The complaint seeks to enjoin two aspects of the Directive and for the Court to declare these aspects of the Directive invalid.  Among other things, the Directive prohibits state officials from sharing information with U.S. Immigration and Customs Enforcement (ICE) related to the immigration status and release dates of individuals in their custody. The Directive also requires New Jersey law enforcement to “promptly notify a detained individual, in writing and in a language the individual can understand,” if ICE files an immigration detainer request for the individual.

As a result, a number of U.S. Attorneys are speaking out.

U.S. Attorney Don Cochran, Tennessee:

“I applaud the actions of Attorney General Barr and join with him in our quest to make America’s cities safer.

I am grateful that the State of Tennessee enacted a law last year, which prohibits local jurisdictions from enacting sanctuary city policies.  The misguided attempts and efforts of a few to provide sanctuary for illegal aliens would have placed our communities in grave danger and severely hampered the efforts of law enforcement to protect our communities from preventable criminal acts.”


U.S. Attorney Andrew Murray, North Carolina:

“The Sheriffs of Mecklenburg and Buncombe Counties have adopted ‘sanctuary’ policies that endanger our communities and shield criminals from immigration enforcement.

“In 2019, the Mecklenburg County Sheriff’s Office alone failed to honor over 200 detainers issued by U.S. Immigration and Custom Enforcement (ICE), which means that more than a couple of hundred criminal aliens charged with criminal offenses were released back to the community. And those are the ones we can account for.

“By ignoring federal immigration detainers and administrative warrants, and refusing to simply inform ICE officers when an unlawful alien who has committed a criminal act is due to be released to the community, the Sheriffs of Mecklenburg and Buncombe Counties prioritize the protection of criminal aliens above the safety and protection of our communities.


U.S. Attorney Robert Brewer, California:

Brewer called for an end to “Sanctuary City” laws, saying the state statute prohibiting local law enforcement officials from sharing information with federal counterparts about dangerous criminals has made our communities less safe.

California Senate Bill 54 largely restricts local law enforcement’s ability to cooperate with federal immigration authorities. The law generally prohibits state and local authorities from inquiring about a person’s immigration status, detaining them based on a “detainer” request from immigration authorities, and providing information about an undocumented criminal’s release date or other personal information, such as address information that could be used to locate someone potentially subject to deportation or removal.  The law does provide for some exceptions for individuals convicted of certain crimes.

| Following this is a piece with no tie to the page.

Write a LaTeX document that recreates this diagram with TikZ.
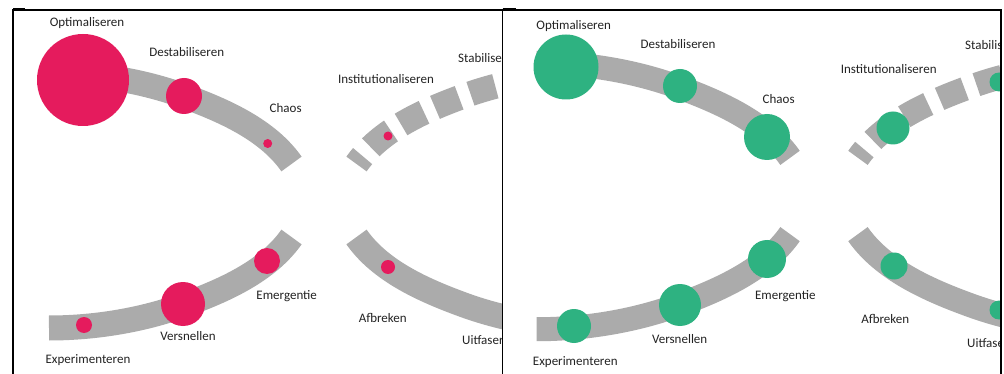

“The law’s prohibition against local law enforcement cooperating with their federal counterparts is inconsistent with their shared mission to protect the public above all else,” said U.S. Attorney Robert Brewer.  “The law not only results in the release of individuals who may pose a threat to the safety of our communities, but it also increases the risk for law enforcement.”

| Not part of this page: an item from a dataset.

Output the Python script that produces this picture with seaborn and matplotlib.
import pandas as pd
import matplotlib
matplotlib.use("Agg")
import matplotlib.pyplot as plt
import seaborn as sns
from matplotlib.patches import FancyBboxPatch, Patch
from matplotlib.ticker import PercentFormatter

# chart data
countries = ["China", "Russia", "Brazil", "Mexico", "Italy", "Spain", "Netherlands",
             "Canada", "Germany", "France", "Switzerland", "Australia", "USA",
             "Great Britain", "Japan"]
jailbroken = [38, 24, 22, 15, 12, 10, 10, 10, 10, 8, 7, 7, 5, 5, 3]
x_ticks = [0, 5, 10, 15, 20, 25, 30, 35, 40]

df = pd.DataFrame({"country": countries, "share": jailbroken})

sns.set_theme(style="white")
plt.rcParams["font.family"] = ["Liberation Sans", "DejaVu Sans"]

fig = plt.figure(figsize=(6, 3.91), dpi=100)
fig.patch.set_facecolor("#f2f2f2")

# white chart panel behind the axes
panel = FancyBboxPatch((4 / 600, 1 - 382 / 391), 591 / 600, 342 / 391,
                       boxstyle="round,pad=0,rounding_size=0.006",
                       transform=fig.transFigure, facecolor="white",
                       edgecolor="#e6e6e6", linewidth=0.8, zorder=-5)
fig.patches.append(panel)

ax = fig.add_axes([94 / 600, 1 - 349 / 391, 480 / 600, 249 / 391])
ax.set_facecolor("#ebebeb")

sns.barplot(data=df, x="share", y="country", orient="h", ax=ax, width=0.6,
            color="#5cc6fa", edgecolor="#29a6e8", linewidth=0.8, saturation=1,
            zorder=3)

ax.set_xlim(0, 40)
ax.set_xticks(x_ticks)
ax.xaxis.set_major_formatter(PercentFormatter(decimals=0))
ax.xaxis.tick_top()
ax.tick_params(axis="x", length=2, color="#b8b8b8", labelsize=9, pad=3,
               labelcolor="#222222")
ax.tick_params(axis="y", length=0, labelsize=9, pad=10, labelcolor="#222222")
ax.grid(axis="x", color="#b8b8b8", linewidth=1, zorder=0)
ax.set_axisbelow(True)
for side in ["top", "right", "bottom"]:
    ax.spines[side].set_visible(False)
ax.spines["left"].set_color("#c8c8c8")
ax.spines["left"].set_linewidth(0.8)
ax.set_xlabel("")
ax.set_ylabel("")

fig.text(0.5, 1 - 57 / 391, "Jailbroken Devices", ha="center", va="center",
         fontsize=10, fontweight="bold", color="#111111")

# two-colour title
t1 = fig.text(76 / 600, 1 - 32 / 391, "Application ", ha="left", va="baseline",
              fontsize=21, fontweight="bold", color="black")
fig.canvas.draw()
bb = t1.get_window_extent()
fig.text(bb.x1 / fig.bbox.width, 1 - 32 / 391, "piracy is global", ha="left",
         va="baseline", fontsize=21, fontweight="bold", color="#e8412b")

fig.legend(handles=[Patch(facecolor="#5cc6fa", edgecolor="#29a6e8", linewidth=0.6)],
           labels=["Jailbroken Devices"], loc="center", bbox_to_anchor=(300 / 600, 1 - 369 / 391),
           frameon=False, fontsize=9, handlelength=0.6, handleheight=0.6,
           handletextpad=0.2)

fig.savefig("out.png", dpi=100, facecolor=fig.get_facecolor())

Brewer continued: “Any time a detainer is not honored or the sharing of information about individuals in police custody is prohibited, our local law enforcement officers and our communities are put in danger unnecessarily. For instance, the prohibition on honoring detainers necessarily means that rather than taking custody of someone from a local jail, law enforcement must arrest that person in the community, which presents more risk to both our citizens and our officers.”


United States Attorney Joe Brown, Texas:

“Attorney General Barr is exactly right on this issue,” said Brown.  “Jurisdictions which refuse to turn over criminal aliens are putting politics above public safety and are putting the interests of criminal aliens before those of law-abiding citizens…Just last week, the United States Customs and Enforcement Agency (ICE) released figures confirming that more than 400 criminals from a single county in California re-offended over the last two years after being released because of California’s sanctuary city policies.  The offenses the offenders were charged with after being released included rape, assault with a deadly weapon, child sex offenses, domestic violence, and driving while intoxicated.”

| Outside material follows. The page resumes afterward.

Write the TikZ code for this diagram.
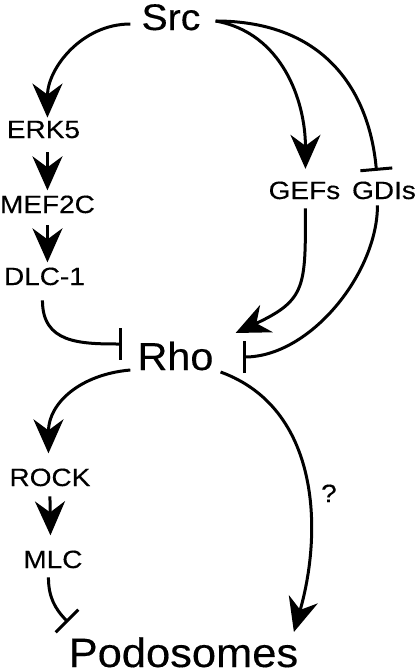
\documentclass[tikz,border=0pt]{standalone}
\usepackage{fontspec}
\setmainfont{Liberation Sans}
\newfontfamily\protfont{Liberation Sans}[FakeStretch=1.12,FakeBold=0.3]
\newfontfamily\hubfont{Liberation Sans}[FakeStretch=1.06,FakeBold=0.3]
\usetikzlibrary{arrows.meta}

\tikzset{
  prot/.style={inner sep=0pt, anchor=base, font=\protfont\fontsize{25}{30}\selectfont},
  hub/.style={inner sep=0pt, anchor=base, font=\hubfont\fontsize{#1}{#1}\selectfont},
  act/.style={line width=3pt, -{Stealth[length=34pt,width=30pt,inset=11pt]}},
  inh/.style={line width=3pt, -{Bar[width=32pt]}},
}

\begin{document}
\begin{tikzpicture}[x=1pt,y=-1pt]

      \path[fill=white] (0,0) rectangle (416,672);

      \node[hub=37] at (170.5,30) (src) {Src};
      \node[prot] at (43,138) (erk) {ERK5};
      \node[prot] at (47,213) (mef) {MEF2C};
      \node[prot] at (44,285) (dlc) {DLC-1};
      \node[prot] at (304,199) (gef) {GEFs};
      \node[prot] at (383.5,199) (gdi) {GDIs};
      \node[hub=39] at (175,370) (rho) {Rho};
      \node[prot] at (49.5,486) (rock) {ROCK};
      \node[prot] at (52.5,568) (mlc) {MLC};
      \node[hub=41] at (183,667) (pod) {Podosomes};
      \node[prot] at (328.5,502) (q) {?};

      % left branch
      \draw[act] ([xshift=-11pt,yshift=6pt] src.base west) to [out=180,in=90] ([xshift=4pt,yshift=3pt] erk.north);
      \draw[act] ([xshift=4pt,yshift=-14pt] erk.south) to ([yshift=5pt] mef.north);
      \draw[act] ([yshift=-12pt] mef.south) to ([xshift=3pt,yshift=5pt] dlc.north);
      \draw[inh] ([xshift=-2pt,yshift=-15pt] dlc.south) to [out=-90,in=180,looseness=1.2] ([xshift=-15pt,yshift=26pt] rho.base west);

      % right branch
      \draw[act] ([xshift=15pt,yshift=9pt] src.base east) to [out=-10,in=90] ([xshift=1pt,yshift=12.5pt] gef.north);
      \draw[inh] ([xshift=15pt,yshift=9pt] src.base east) to [out=0,in=95,out looseness=1.3,in looseness=0.9] ([xshift=-7.5pt,yshift=10.5pt] gdi.north);
      \draw[act] ([xshift=1pt,yshift=-9pt] gef.south) to [out=-90,in=25,looseness=1.4] ([xshift=22pt,yshift=37pt] rho.base east);
      \draw[inh] ([xshift=-6.5pt,yshift=-6pt] gdi.south) to [out=-90,in=0,looseness=0.85] ([xshift=29pt,yshift=13pt] rho.base east);

      % below Rho
      \draw[act] ([xshift=-7pt] rho.base west) to [out=185,in=90,looseness=1.1] ([xshift=-1.5pt,yshift=15pt] rock.north);
      \draw[act] ([yshift=-10pt] rock.south) to ([xshift=-2.5pt,yshift=15pt] mlc.north);
      \draw[inh] ([xshift=-4.5pt,yshift=-9pt] mlc.south) to [out=-90,in=135] ([xshift=-0.5pt,yshift=45pt] pod.base west);
      \draw[act] ([xshift=7pt,yshift=-2pt] rho.base east) to [out=-20,in=74] ([xshift=-4.5pt,yshift=35pt] pod.base east);
    \end{tikzpicture}
\end{document}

U.S. Attorney Billy J. Williams, Oregon:

“I share the Attorney General’s belief that sanctuary status declarations directly contravene federal immigration law and threaten public safety. In our country, the Congress makes immigration law and has directed federal authorities to enforce it. The notion that states and other jurisdictions can interfere in the sharing of critical public safety information involving criminal conduct ignores the supremacy of federal law. Each year, many preventable crimes are committed when jurisdictions refuse to cooperate with lawful federal immigration enforcement activities.

Oregon sheriffs and other law enforcement officers are caught in the middle of a highly politicized local and national debate over these policies. Many are left to choose whether to violate state or federal law. This is an untenable position for the men and women who work tirelessly to protect our communities. Since 2015, we have worked with our federal, state, and local law enforcement partners here in Oregon to cure this impasse. Our work will continue tomorrow when we will again convene a large group of law enforcement partners to discuss these new lawsuits and other related issues.””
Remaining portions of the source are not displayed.